Alla vigilia di uno degli ultimi Sanremi, già sepolto dall'oblio eterno, l'ex reginetta italiana della dance per cerebrolesi, tale Alexia, annunciava clamorosamente la sua svolta blues...(!) Naturalmente era una bufala: venne fuori la solita canzoncina sanremese, per l'occasione condita con qualche urletto sgallettato e scomposto, che sarebbe stata la componente blues. Più recentemente leggevo un'intervista al buon Adelmo Fornaciari detto Zucchero, il quale piangeva la perdita di una città che sentiva sua, distrutta da un uragano. "Caspita", mi sono detto, "va bene che c'è l'Appennino in mezzo, ma possibile che un uragano abbia distrutto Reggio Emilia e dalle mie parti non ce ne siamo neanche accorti ?". Poi leggendo meglio scoprivo che la città in questione era New Orleans, perché anche Zucchero, c'è poco da fare, si sente un cantante di blues. In attesa che anche Gigi D'Alessio ci riveli che in fondo in fondo ha sempre avuto un puro spirito blues, facciamo un po' di chiarezza, come al solito tornando parecchio indietro nel tempo, quando i ruoli erano ben definiti e alle Alexie di allora non passava neanche per la capa di cianciare di blues (immaginate una Rita Pavone o una Caterina Caselli sedicenti cantanti blues...). Per sottolineare l'abisso tra questi millantatori e la vera musica afroamericana non importa scomodare un B.B King o un John Lee Hooker, ma basta tornare agli anni '60, ad una grande cantante soul, quindi priva del pedigree blues, ma con antenne perfettamente in grado di percepire la sofferta intensità di questa musica, anche grazie ai confini, in fondo abbastanza labili, che separano ma non troppo i vari generi di musica afroamericana.

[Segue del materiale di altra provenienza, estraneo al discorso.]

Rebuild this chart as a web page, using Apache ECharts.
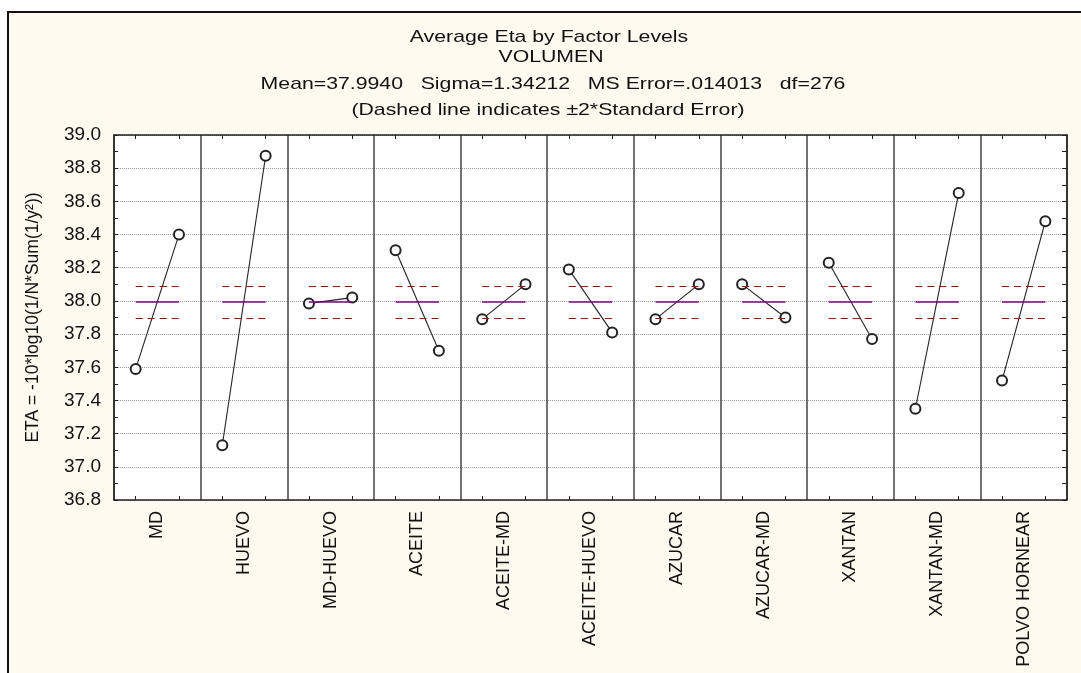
<!DOCTYPE html>
<html>
<head>
<meta charset="utf-8">
<title>Average Eta by Factor Levels</title>
<script src="https://cdn.jsdelivr.net/npm/echarts@6/dist/echarts.min.js"></script>
<style>
	html, body { margin: 0; padding: 0; background: #fff; }
	#chart { width: 1081px; height: 673px; }
</style>
</head>
<body>
<div id="chart"></div>
<script>
// factor names, one panel each
var factors = ['MD', 'HUEVO', 'MD-HUEVO', 'ACEITE', 'ACEITE-MD', 'ACEITE-HUEVO',
	'AZUCAR', 'AZUCAR-MD', 'XANTAN', 'XANTAN-MD', 'POLVO HORNEAR'];
// average eta at level 1 and level 2 of each factor
var level1 = [37.59, 37.13, 37.985, 38.305, 37.89, 38.19, 37.89, 38.10, 38.23, 37.35, 37.52];
var level2 = [38.40, 38.875, 38.02, 37.70, 38.10, 37.81, 38.10, 37.90, 37.77, 38.65, 38.48];
// grand mean and the +-2*SE band
var grandMean = 37.994;
var bandLow = 37.897;
var bandHigh = 38.091;
// y axis
var yMin = 36.8, yMax = 39.0, yStep = 0.2;

var titleLines = [
	'Average Eta by Factor Levels',
	'VOLUMEN',
	'Mean=37.9940   Sigma=1.34212   MS Error=.014013   df=276',
	'(Dashed line indicates \u00b12*Standard Error)'
];

var Chart = {
	init: function(){
		var slots = [];
		for(var i = 0; i < factors.length; i++){
			slots.push(factors[i] + ' (1)');
			slots.push(factors[i] + ' (2)');
		}
		this.render(slots);
	},
	bandStyle: function(){
		return {color: '#990000', width: 1.2, type: [7, 5], opacity: 1};
	},
	meanStyle: function(){
		return {color: '#800080', width: 1.6, type: 'solid', opacity: 1};
	},
	segment: function(a, b, y, style){
		return [{coord: [a, y], lineStyle: style}, {coord: [b, y], lineStyle: style}];
	},
	buildSeries: function(){
		var series = [];
		for(var i = 0; i < factors.length; i++){
			var a = 2 * i, b = 2 * i + 1;
			series.push({
				name: factors[i],
				type: 'line',
				xAxisIndex: 0,
				yAxisIndex: 0,
				data: [[a, level1[i]], [b, level2[i]]],
				symbol: 'emptyCircle',
				symbolSize: 10,
				itemStyle: {color: '#222', borderColor: '#222', borderWidth: 1},
				lineStyle: {color: '#222', width: 1.1},
				z: 3,
				markLine: {
					silent: true,
					symbol: ['none', 'none'],
					label: {show: false},
					animation: false,
					lineStyle: this.bandStyle(),
					data: [
						this.segment(a, b, bandHigh, this.bandStyle()),
						this.segment(a, b, bandLow, this.bandStyle()),
						this.segment(a, b, grandMean, this.meanStyle())
					]
				}
			});
		}
		return series;
	},
	render: function(slots){
		var titleY = [37, 57, 84, 110];
		var titleX = [549, 551, 553, 548];
		var graphics = [{
			type: 'rect',
			z: -10,
			shape: {x: 8, y: 12, width: 1100, height: 700},
			style: {fill: '#fffaf0', stroke: '#111', lineWidth: 2}
		}];
		for(var t = 0; t < titleLines.length; t++){
			graphics.push({
				type: 'text',
				x: titleX[t],
				y: titleY[t],
				scaleX: 1.25,
				style: {
					text: titleLines[t],
					fontSize: 17,
					fontFamily: '"Liberation Sans", Arial, sans-serif',
					fill: '#111',
					align: 'center',
					verticalAlign: 'middle'
				}
			});
		}

		var option = {
			backgroundColor: '#fff',
			animation: false,
			textStyle: {fontFamily: '"Liberation Sans", Arial, sans-serif'},
			graphic: graphics,
			grid: {
				left: 114, right: 14, top: 135, bottom: 173,
				show: true, backgroundColor: '#fff', borderWidth: 0,
				containLabel: false
			},
			xAxis: [{
				type: 'category',
				data: slots,
				position: 'bottom',
				boundaryGap: true,
				axisLine: {show: true, lineStyle: {color: '#222', width: 1.5}},
				axisTick: {show: true, inside: true, alignWithLabel: true, interval: 0, length: 4,
					lineStyle: {color: '#222'}},
				axisLabel: {show: false},
				splitLine: {show: true, interval: 1, lineStyle: {color: '#444', width: 1.5}}
			}, {
				type: 'category',
				data: factors,
				position: 'bottom',
				boundaryGap: true,
				axisLine: {show: false},
				axisTick: {show: false},
				axisLabel: {show: true, interval: 0, rotate: 90, margin: 11,
					fontSize: 18, color: '#111'},
				splitLine: {show: false}
			}, {
				type: 'category',
				data: slots,
				position: 'top',
				boundaryGap: true,
				axisLine: {show: true, lineStyle: {color: '#222', width: 1.5}},
				axisTick: {show: true, inside: true, alignWithLabel: true, interval: 0, length: 4,
					lineStyle: {color: '#222'}},
				axisLabel: {show: false},
				splitLine: {show: false}
			}],
			yAxis: [{
				type: 'value',
				min: yMin,
				max: yMax,
				interval: yStep,
				position: 'left',
				name: 'ETA = -10*log10(1/N*Sum(1/y\u00b2))',
				nameLocation: 'middle',
				nameGap: 72,
				nameTextStyle: {fontSize: 17.5, color: '#111'},
				axisLine: {show: true, lineStyle: {color: '#222', width: 1.5}},
				axisTick: {show: true, inside: true, length: 4, lineStyle: {color: '#222'}},
				minorTick: {show: true, splitNumber: 2, length: 4, lineStyle: {color: '#222'}},
				axisLabel: {
					margin: 13, fontSize: 19, color: '#111',
					formatter: function(v){ return v.toFixed(1); }
				},
				splitLine: {show: true, lineStyle: {color: '#9a9a9a', type: 'dotted', width: 1}}
			}, {
				type: 'value',
				min: yMin,
				max: yMax,
				interval: yStep,
				position: 'right',
				axisLine: {show: true, lineStyle: {color: '#222', width: 1.5}},
				axisTick: {show: true, inside: true, length: 5, lineStyle: {color: '#222'}},
				minorTick: {show: true, splitNumber: 2, length: 5, lineStyle: {color: '#222'}},
				axisLabel: {show: false},
				splitLine: {show: false}
			}],
			series: this.buildSeries()
		};

		var myChart = echarts.init(document.getElementById('chart'));
		myChart.setOption(option);
	}
};

Chart.init();
</script>
</body>
</html>
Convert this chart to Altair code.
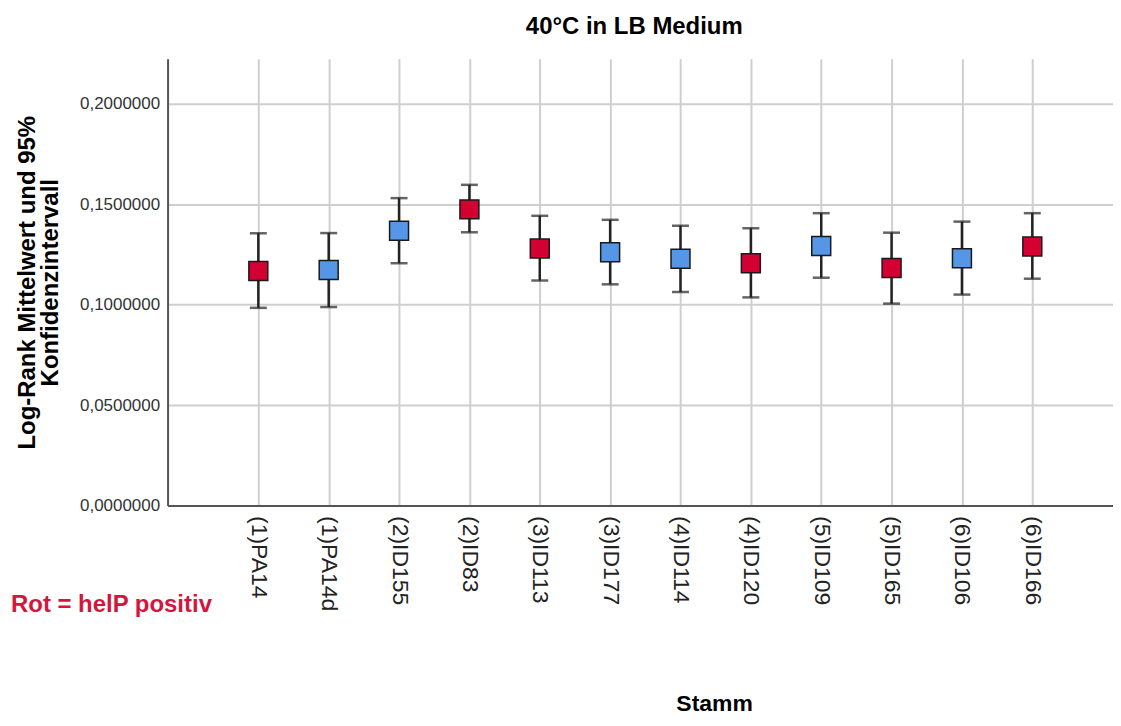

La figlia del reverendo Franklin si fece i muscoli in una palestra vocale di tutto rispetto, quella del gospel, e quando si buttò nel canto più profano aveva doti vocali così straordinarie che perfino uno dei peggiori disinformatori musicali di tutti i tempi, Paolo Limiti, non potè fare a meno di riconoscerlo, anche se poi nello stesso programma preferiva appiopparci la figlia presunta di Claudio Villa, raccomandata ma completamente negata per il canto. Aretha aveva una voce penetrante, acuta, forte come l'aceto, eppure mai prepotente nei confronti delle orchestre o dei gruppi strumentali con cui si confrontava. In questa raccolta "Aretha Sings The Blues" si dimostra capace di adattarsi con la stessa disinvoltura ad una classica orchestra d'archi o ad una formazione più ridotta, più vicina al jazz.

Certi brani sembrano messi lì a dimostrare la miracolosa duttilità di questa voce decisa e potente: in "Drinking Again" prima duetta con un'aspra e pungente cornetta, poi con un languido e burroso sax baritono, in "Today I Sing The Blues" attinge dalla spiritualità del gospel per dialogare con il suggestivo tremolio di un organo Hammond, nella più spedita "Nobody Knows The Way I Feel This Morning" disegna perfetti vocalizzi sul puntuale ritmo scandito da una secca batteria e dal medesimo organo, in "Evil Gal Blues" se la vede con gli acuti di una chitarra elettrica e di un'armonica, imponendosi pur senza strafare.
Un capitolo a sé è rappresentato da un'impeccabile sequenza, purtroppo di soli 3 brani, registrata dal vivo in un night club. Qui la voce sembra spiccare il volo con libertà ancora più assoluta che nei brani da studio, forse anche grazie al discreto accompagnamento di un quartetto. "Without The One You Love", che è tra l'altro opera della stessa Aretha, è forse il capolavoro dell'intera raccolta: una sublime ballad in cui il bruciante lamento blues è punteggiato da preziose e rarefatte note di pianoforte, ma anche le più swingate "Trouble In Mind" e "Muddy Water", che completano la triade, sono di altissimo livello. Tra i blues orchestrali si notano la dolcissima "Only The Lonely", dove la potenza della voce di Aretha si scioglie in una languida carezza, "Take A Look", quasi altrettanto tenera ma ravvivata da acuti infuocati, e l'amara "This Bitter Earth", forse la più formalmente blues tra queste splendide 14 canzoni. Si fa prima a dire che ognuna di esse dà quell'inconfondibile brivido proprio della grande musica, quella che non passa mai di moda. Quella che ci porta appunto agli antipodi rispetto a certi venditori di fumo.